File "/usr/local/lib/python3.7/site-packages/spacy/__init__.py", line 30, in load
    return util.load_model(name, **overrides)
  File "/usr/local/lib/python3.7/site-packages/spacy/util.py", line 175, in load_model
    raise IOError(Errors.E050.format(name=name))
OSError: [E050] Can't find model '/model/'. It doesn't seem to be a shortcut link, a Python package or a valid path to a data directory.

I don't understand why I am having these errors as this works perfectly when I run this on my pc locally and use a local path.

3

There are 3 best solutions below

0
On

Since you've tagged this question "kubeflow-pipelines", I'll answer from that perspective.

KFP strives to be platform-agnostic. Most good components are cloud-independent. KFP promotes system-managed artifact passing where the components code only writes output data to local files and the system takes it and makes it available for other components.

So, it's best to describe your SpaCy model trainer that way - to write data to local files. Check how all other components work, for example, Train Keras classifier.

Since you want to upload to GCS, do that explicitly, but passing the model output of your trainer to an "Upload to GCS" component:

upload_to_gcs_op = components.load_component_from_url('https://raw.githubusercontent.com/kubeflow/pipelines/616542ac0f789914f4eb53438da713dd3004fba4/components/google-cloud/storage/upload_to_explicit_uri/component.yaml')

def my_pipeline():
   model = train_specy_model(...).outputs['model']

   upload_to_gcs_op(
       data=model,
       gcs_path='gs:/.....',
   )
2
On

Cloud storage is not a local disk or a physical storage unit where you can save things directly to.

As you say

this on my pc locally and use a local path

Cloud Storage is virtually not a local path of any other tool in the cloud

If you are using python you will have to create a client using the Storage library and then upload your file using upload_blob i.e.:

from google.cloud import storage


def upload_blob(bucket_name, source_file_name, destination_blob_name):
"""Uploads a file to the bucket."""
# bucket_name = "your-bucket-name"
# source_file_name = "local/path/to/file"
# destination_blob_name = "storage-object-name"

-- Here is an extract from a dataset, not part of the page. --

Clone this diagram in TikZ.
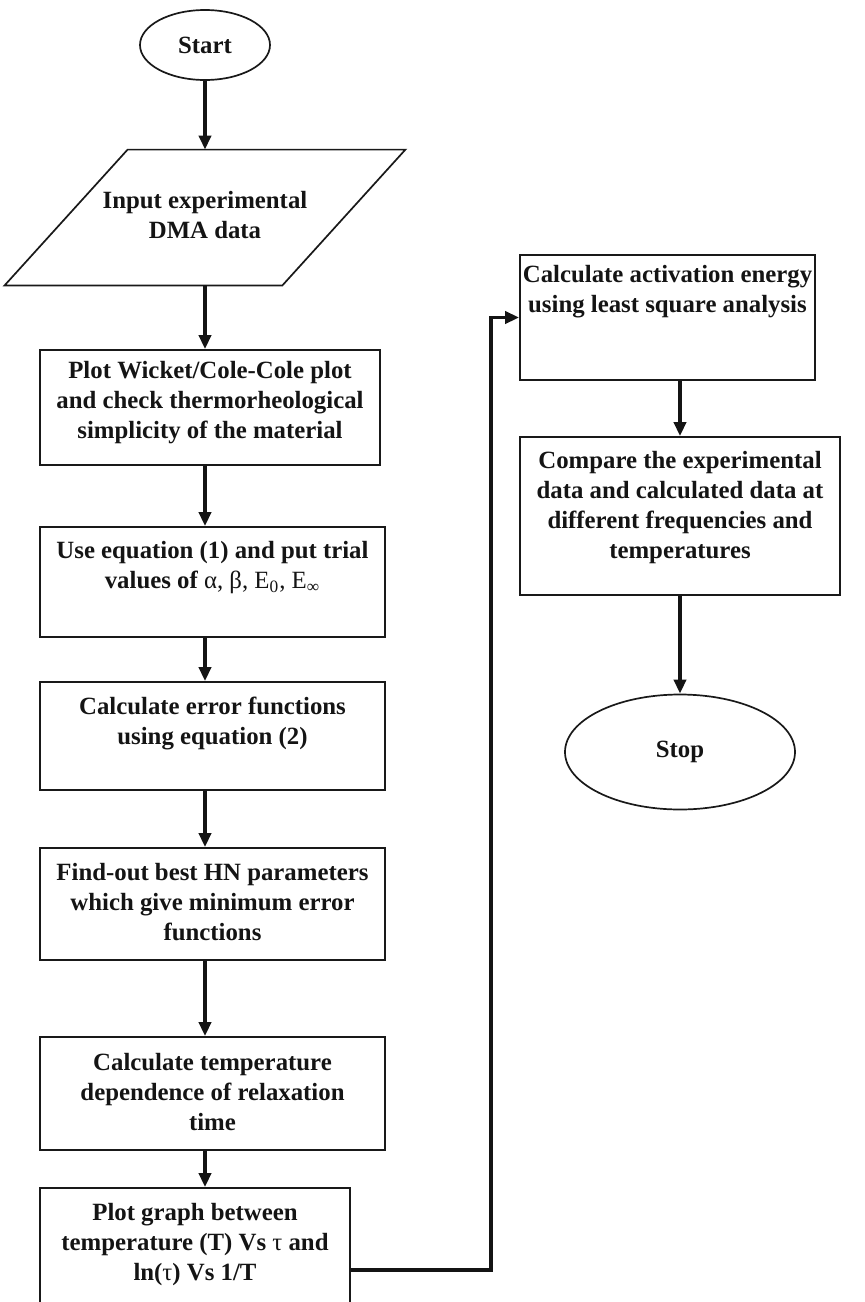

storage_client = storage.Client()
bucket = storage_client.bucket(bucket_name)
blob = bucket.blob(destination_blob_name)

blob.upload_from_filename(source_file_name)
0
On

The following implementation assumes you have gsutil installed in your computer. The spaCy version used was 3.2.4. In my case, I wanted everything to be part of a (demo) single Python file, spacy_import_export.py. To do so, I had to use subprocess python library, plus this comment, as follows:

# spacy_import_export.py
    
import spacy
import subprocess  # Will be used later

# spaCy models trained by user, are always stored as LOCAL directories, with more subdirectories and files in it.
PATH_TO_MODEL = "/home/jupyter/"  # Use your own path!

# Test-loading your "trainer" (optional step)
trainer = spacy.load(PATH_TO_MODEL+"model")

# Replace 'bucket-name' with the one of your own:
bucket_name = "destination-bucket-name"
GCS_BUCKET = "gs://{}/model".format(bucket_name)

# This does the trick for the UPLOAD to Cloud Storage:
# TIP: Just for security, check Cloud Storage afterwards: "model" should be in GCS_BUCKET
subprocess.run(["gsutil", "-m", "cp", "-r", PATH_TO_MODEL+"model", GCS_BUCKET])

# This does the trick for the DOWNLOAD:
# HINT: By now, in PATH_TO_MODEL, you should have a "model" & "downloaded_model"
subprocess.run(["gsutil", "-m", "cp", "-r", GCS_BUCKET+MODEL_NAME+"/*", PATH_TO_MODEL+"downloaded_model"])

# Test-loading your "GCS downloaded model" (optional step)
nlp_original = spacy.load(PATH_TO_MODEL+"downloaded_model")

I apologize for the excess of comments, I just wanted to make everything clear, for "spaCy newcomers". I know it is a bit late, but hope it helps.